───── Data segment
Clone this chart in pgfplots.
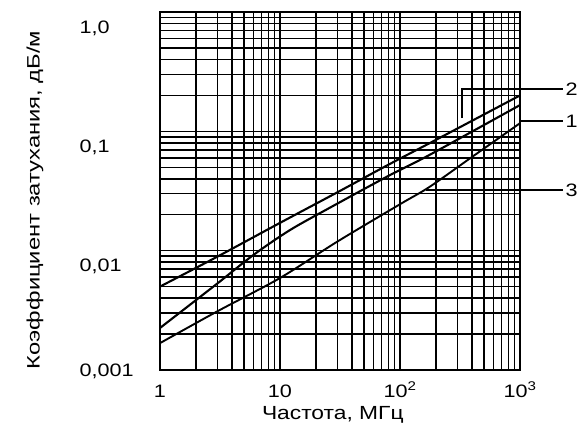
\documentclass[border=0pt]{standalone}
\usepackage{graphicx}
\usepackage{pgfplots}
\pgfplotsset{compat=1.18}
\usepackage{fontspec}
\setmainfont[FakeStretch=1.2]{Liberation Sans}
\newcommand{\lf}{\fontsize{18}{21}\selectfont}
\begin{document}
\begin{tikzpicture}
\begin{axis}[
  scale only axis, width=360pt, height=358pt,
  xmode=log, ymode=log,
  xmin=1, xmax=1000, ymin=0.001, ymax=1,
  xtick={1,10,100,1000},
  xticklabels={1,10,10\textsuperscript{2},10\textsuperscript{3}},
  ytick={0.001,0.01,0.1,1},
  yticklabels={{\raisebox{14.5pt}{0,001}},{0,01},{0,1},{1,0}},
  grid=both,
  major grid style={black, line width=1.5pt},
  minor grid style={black, line width=1.5pt},
  major tick length=0pt, minor tick length=0pt,
  axis line style={black, line width=2.4pt},
  tick label style={font=\lf},
  xticklabel style={anchor=base, yshift=-27pt},
  yticklabel style={anchor=base west, xshift=-84pt, yshift=-21pt},
  xlabel={Частота, МГц},
  ylabel={\scalebox{1.1}[1]{Коэффициент затухания, дБ/м}},
  xlabel style={font=\fontsize{19}{22}\selectfont, at={(axis description cs:0.48,0)}, anchor=center, yshift=-45pt},
  ylabel style={font=\lf, at={(axis description cs:0,0.475)}, anchor=center, yshift=125pt},
]
% curve 2
\addplot[black, line width=2.1pt, smooth] coordinates {
 (1,0.0050) (3,0.0089) (10,0.0171) (30,0.0308) (80,0.0525) (200,0.085) (1000,0.20)};
% curve 1
\addplot[black, line width=2.1pt, smooth] coordinates {
 (1,0.00225) (3,0.0053) (6,0.0092) (12,0.0148) (25,0.0224) (80,0.0423) (176,0.0634) (1000,0.166)};
% curve 3
\addplot[black, line width=1.9pt, smooth] coordinates {
 (1,0.00168) (3,0.0031) (10,0.0059) (30,0.0119) (100,0.0245) (176,0.0342) (400,0.0612) (1000,0.117)};
\coordinate (c2) at (axis cs:330,0.129);
\coordinate (c2t) at (axis cs:330,0.226);
\coordinate (r2) at (axis cs:1000,0.226);
\coordinate (r1) at (axis cs:1000,0.122);
\coordinate (c3) at (axis cs:166,0.0323);
\coordinate (r3) at (axis cs:1000,0.0323);
\end{axis}
\draw[line width=1.5pt] (c2) -- (c2t) -- ([xshift=43pt]r2)
  node[anchor=west, inner sep=2pt, font=\lf] {2};
\draw[line width=1.5pt] (r1) -- ([xshift=43pt]r1)
  node[anchor=west, inner sep=2pt, font=\lf] {1};
\draw[line width=1.5pt] (c3) -- (r3) -- ([xshift=43pt]r3)
  node[anchor=west, inner sep=2pt, font=\lf] {3};
\path (current axis.south west) ++(-160pt,-59pt) rectangle ++(582pt,429pt);
\end{tikzpicture}
\end{document}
──────────
• _Problem to solve_
Reproduce every line exactly and omit all pictures.

• _Exercise result_
Clone this chart in pgfplots.
\documentclass[border=0pt]{standalone}
\usepackage{graphicx}
\usepackage{pgfplots}
\pgfplotsset{compat=1.18}
\usepackage{fontspec}
\setmainfont[FakeStretch=1.2]{Liberation Sans}
\newcommand{\lf}{\fontsize{18}{21}\selectfont}
\begin{document}
\begin{tikzpicture}
\begin{axis}[
  scale only axis, width=360pt, height=358pt,
  xmode=log, ymode=log,
  xmin=1, xmax=1000, ymin=0.001, ymax=1,
  xtick={1,10,100,1000},
  xticklabels={1,10,10\textsuperscript{2},10\textsuperscript{3}},
  ytick={0.001,0.01,0.1,1},
  yticklabels={{\raisebox{14.5pt}{0,001}},{0,01},{0,1},{1,0}},
  grid=both,
  major grid style={black, line width=1.5pt},
  minor grid style={black, line width=1.5pt},
  major tick length=0pt, minor tick length=0pt,
  axis line style={black, line width=2.4pt},
  tick label style={font=\lf},
  xticklabel style={anchor=base, yshift=-27pt},
  yticklabel style={anchor=base west, xshift=-84pt, yshift=-21pt},
  xlabel={Частота, МГц},
  ylabel={\scalebox{1.1}[1]{Коэффициент затухания, дБ/м}},
  xlabel style={font=\fontsize{19}{22}\selectfont, at={(axis description cs:0.48,0)}, anchor=center, yshift=-45pt},
  ylabel style={font=\lf, at={(axis description cs:0,0.475)}, anchor=center, yshift=125pt},
]
% curve 2
\addplot[black, line width=2.1pt, smooth] coordinates {
 (1,0.0050) (3,0.0089) (10,0.0171) (30,0.0308) (80,0.0525) (200,0.085) (1000,0.20)};
% curve 1
\addplot[black, line width=2.1pt, smooth] coordinates {
 (1,0.00225) (3,0.0053) (6,0.0092) (12,0.0148) (25,0.0224) (80,0.0423) (176,0.0634) (1000,0.166)};
% curve 3
\addplot[black, line width=1.9pt, smooth] coordinates {
 (1,0.00168) (3,0.0031) (10,0.0059) (30,0.0119) (100,0.0245) (176,0.0342) (400,0.0612) (1000,0.117)};
\coordinate (c2) at (axis cs:330,0.129);
\coordinate (c2t) at (axis cs:330,0.226);
\coordinate (r2) at (axis cs:1000,0.226);
\coordinate (r1) at (axis cs:1000,0.122);
\coordinate (c3) at (axis cs:166,0.0323);
\coordinate (r3) at (axis cs:1000,0.0323);
\end{axis}
\draw[line width=1.5pt] (c2) -- (c2t) -- ([xshift=43pt]r2)
  node[anchor=west, inner sep=2pt, font=\lf] {2};
\draw[line width=1.5pt] (r1) -- ([xshift=43pt]r1)
  node[anchor=west, inner sep=2pt, font=\lf] {1};
\draw[line width=1.5pt] (c3) -- (r3) -- ([xshift=43pt]r3)
  node[anchor=west, inner sep=2pt, font=\lf] {3};
\path (current axis.south west) ++(-160pt,-59pt) rectangle ++(582pt,429pt);
\end{tikzpicture}
\end{document}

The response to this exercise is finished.